The new sportsbook app is set to be called FOX Bet, with real-money sports wagering set to operate alongside a string of free-to-play contests. Users wishing to play for free can enter to win cash prizes by predicting the game outcomes of specified major league sports games across North America. It’s hoped that the free-to-play model will provide the perfect Segway into real-money betting for those across the U.S. that are entirely new to the concept of sports betting.
It appears that FOX Bet will be initially launched in New Jersey, with plans afoot to expand its offering beyond NJ’s state lines in the months ahead.
MGM unveiled as the official sports betting partner of three of America’s major league sports
Three of America’s major sporting leagues, the NHL, MLB and NBA have moved quickly to embrace the new sports betting landscape. MGM has signed deals with all three leagues to become the “first official sports betting partner”. Although the deal does not provide exclusivity for sports betting, it does grant MGM granular access to betting data and statistics that competitor sportsbooks won’t have access to. The MLS has also agreed a four-year deal with MGM, giving MGM the ability to position their adverts down at pitch level. Meanwhile the MLS is also deep in discussions to decide whether franchises should be allowed to agree jersey sponsorship deals with sports betting companies from across the U.S.

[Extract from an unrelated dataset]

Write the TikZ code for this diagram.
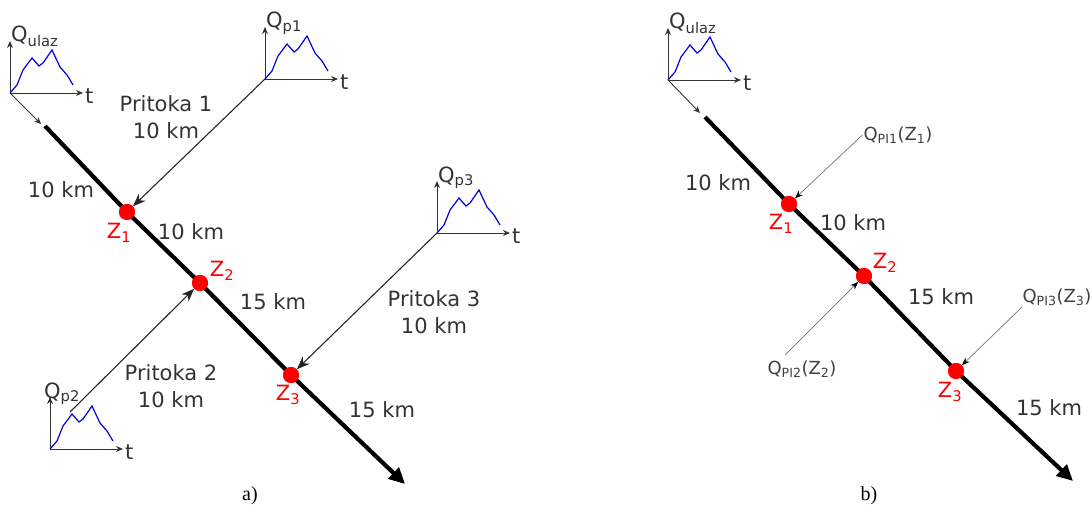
\documentclass[tikz,border=0pt]{standalone}
\usepackage{fontspec}
\setmainfont{DejaVu Sans}
\newfontfamily\capfont{Liberation Serif}
\usetikzlibrary{arrows.meta}

\begin{document}
\begin{tikzpicture}[
  x=1pt, y=-1pt,
  every node/.style={font=\fontsize{21}{27}\selectfont, text=black!80, inner sep=1pt},
  junction/.style={circle, fill=red, minimum size=16pt, inner sep=0pt},
  zlbl/.style={text=red},
  river/.style={line width=4.2pt, -{Triangle[length=16pt, width=15pt]}},
  inflow/.style={line width=1.1pt, black!85, -{Stealth[length=13pt, width=10pt]}},
  lateral/.style={line width=0.7pt, black!55, -{Stealth[length=8pt, width=6pt, black]}},
  axis/.style={line width=0.9pt, black!80, -{Stealth[length=7pt, width=6pt]}},
  flow/.style={blue!85!black, line width=1.2pt},
  qlbl/.style={font=\fontsize{18}{20}\selectfont, text=black!75},
  caption/.style={font=\capfont\fontsize{20}{22}\selectfont, text=black},
  pics/hydrograph/.style 2 args={code={
    \coordinate (-o) at (0,0);
    \draw[axis] (0,0) -- (0,-52);
    \draw[axis] (0,0) -- (73,0);
    \node[anchor=base west, inner sep=0pt] (-q) at (#2,-51) {#1};
    \node[anchor=west, inner sep=0pt] (-t) at (75,3) {t};
    \draw[flow] (0,0) -- (7,-8) -- (13,-23) -- (22,-35) -- (29,-27) -- (33,-30)
      -- (42,-43) -- (50,-26) -- (57,-18) -- (63,-8);
  }}
]
\useasboundingbox (0,0) rectangle (1092,508);

%%% a)
\pic (ua) at (10,93) {hydrograph={Q\textsubscript{ulaz}}{1}};
\pic (p1) at (265,79) {hydrograph={Q\textsubscript{p1}}{1}};
\pic (p2) at (50,449) {hydrograph={Q\textsubscript{p2}}{-6}};
\pic (p3) at (437,233) {hydrograph={Q\textsubscript{p3}}{1}};

\coordinate (a-in) at (41,124);
\coordinate (a-s) at (45,126);
\coordinate (a-e) at (405,484);
\coordinate (a-p2) at (70,412);
\node[junction] (aZ1) at (127,212) {};
\node[junction] (aZ2) at (200,283) {};
\node[junction] (aZ3) at (291,375) {};

% main channel
\draw[axis] (ua-o) -- (a-in);
\draw[river] (a-s) -- (aZ1.center) -- (aZ2.center) -- (aZ3.center) -- (a-e);
\node[junction] at (aZ1) {};
\node[junction] at (aZ2) {};
\node[junction] at (aZ3) {};

% tributaries
\draw[inflow] (p1-o) -- (aZ1);
\draw[inflow] (a-p2) -- (aZ2);
\draw[inflow] (p3-o) -- (aZ3);

\node[zlbl] (aZ1l) at (119,233) {Z\textsubscript{1}};
\node[zlbl] (aZ2l) at (222,271) {Z\textsubscript{2}};
\node[zlbl] (aZ3l) at (288,395) {Z\textsubscript{3}};

\node (a-d0) at (61,190) {10 km};
\node (a-d1) at (191,232) {10 km};
\node (a-d2) at (273,302) {15 km};
\node (a-d3) at (382,410) {15 km};
\node[align=center] (t1) at (166,117) {Pritoka 1\\10 km};
\node[align=center] (t2) at (171,386) {Pritoka 2\\10 km};
\node[align=center] (t3) at (434,312) {Pritoka 3\\10 km};

\node[caption] (capa) at (250,496) {a)};

%%% b)
\pic (ub) at (668,80) {hydrograph={Q\textsubscript{ulaz}}{1}};

\coordinate (b-in) at (700,113);
\coordinate (b-s) at (705,117);
\coordinate (b-e) at (1073,481);
\node[junction] (bZ1) at (789,204) {};
\node[junction] (bZ2) at (864,276) {};
\node[junction] (bZ3) at (956,371) {};

% main channel
\draw[axis] (ub-o) -- (b-in);
\draw[river] (b-s) -- (bZ1.center) -- (bZ2.center) -- (bZ3.center) -- (b-e);
\node[junction] at (bZ1) {};
\node[junction] at (bZ2) {};
\node[junction] at (bZ3) {};

% lateral inflows
\node[qlbl] (q1) at (898,135) {Q\textsubscript{PI1}(Z\textsubscript{1})};
\node[qlbl] (q2) at (802,369) {Q\textsubscript{PI2}(Z\textsubscript{2})};
\node[qlbl] (q3) at (1057,297) {Q\textsubscript{PI3}(Z\textsubscript{3})};
\coordinate (b-l2) at (785,355);
\coordinate (b-l3) at (1022,307);
\draw[lateral] (q1.west) -- (bZ1);
\draw[lateral] (b-l2) -- (bZ2);
\draw[lateral] (b-l3) -- (bZ3);

\node[zlbl] (bZ1l) at (781,224) {Z\textsubscript{1}};
\node[zlbl] (bZ2l) at (885,263) {Z\textsubscript{2}};
\node[zlbl] (bZ3l) at (950,392) {Z\textsubscript{3}};

\node (b-d0) at (718,183) {10 km};
\node (b-d1) at (853,223) {10 km};
\node (b-d2) at (941,297) {15 km};
\node (b-d3) at (1049,408) {15 km};

\node[caption] (capb) at (869,496) {b)};
\end{tikzpicture}
\end{document}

Early indications also suggest that MGM and the MLS are keen to launch a free-to-play game of their own. Reports suggest that a fantasy sports-style game is likely to be their approach, building upon the success of the recent English Premier League fantasy sports game that has taken American soccer fans by storm.
Which states are set to launch regulated sports betting industries next?
A bill has been introduced in Connecticut this year to launch legalized sports betting via mobile devices and its tribal casinos. The state may be in negotiations to alter its current deal with the tribal casinos as, 25 years ago, the state agreed to give the tribal casinos exclusivity to casino gambling in exchange for 25% of gross slots revenue. Whether sports betting is considered “casino gambling” remains to be seen.
In Illinois, four recent amendments were filed in March regarding the state’s placeholder sports betting legislation. The amendments will enable the state to decide the right model for its regulated industry, choosing from New Jersey’s model for 15% and 20% tax on offline and mobile sports betting respectively; Mississippi’s model that all online sportsbooks must be linked to land-based properties; the professional sports league model that sees the state take 0.25% royalties on wagers on the leagues; or a model that gives the Illinois lottery a monopoly over sports betting within the state lines.
Indiana’s governor recently signed its sports betting bill into law on May 8, becoming the first Midwest state to legalize sports gambling. Meanwhile Montana’s governor has also approved legislation for regulated state betting, giving the State Lottery 12 months to arrange a deal with contractors to provide sports betting at locations within Montana that already permit wagers e.g. bars, taverns and lottery machines. One state that has gone back to square one with its sports betting legislation is Michigan. A bill was passed at the end of last year, opening the door to a regulated sports betting framework in the state. However, the state’s outgoing governor vetoed the bill, with the people likely to have to wait some months before a renewed challenge.
Even Washington D.C. has passed a legalization bill on sports betting, with New York rumoured to not be that far behind either. If experts are correct, almost three-quarters (70%) of U.S. states are expected to offer legalized sports betting in some shape or form by 2024. For sports fanatics in all four corners of the U.S. that is certainly a mouth-watering prospect.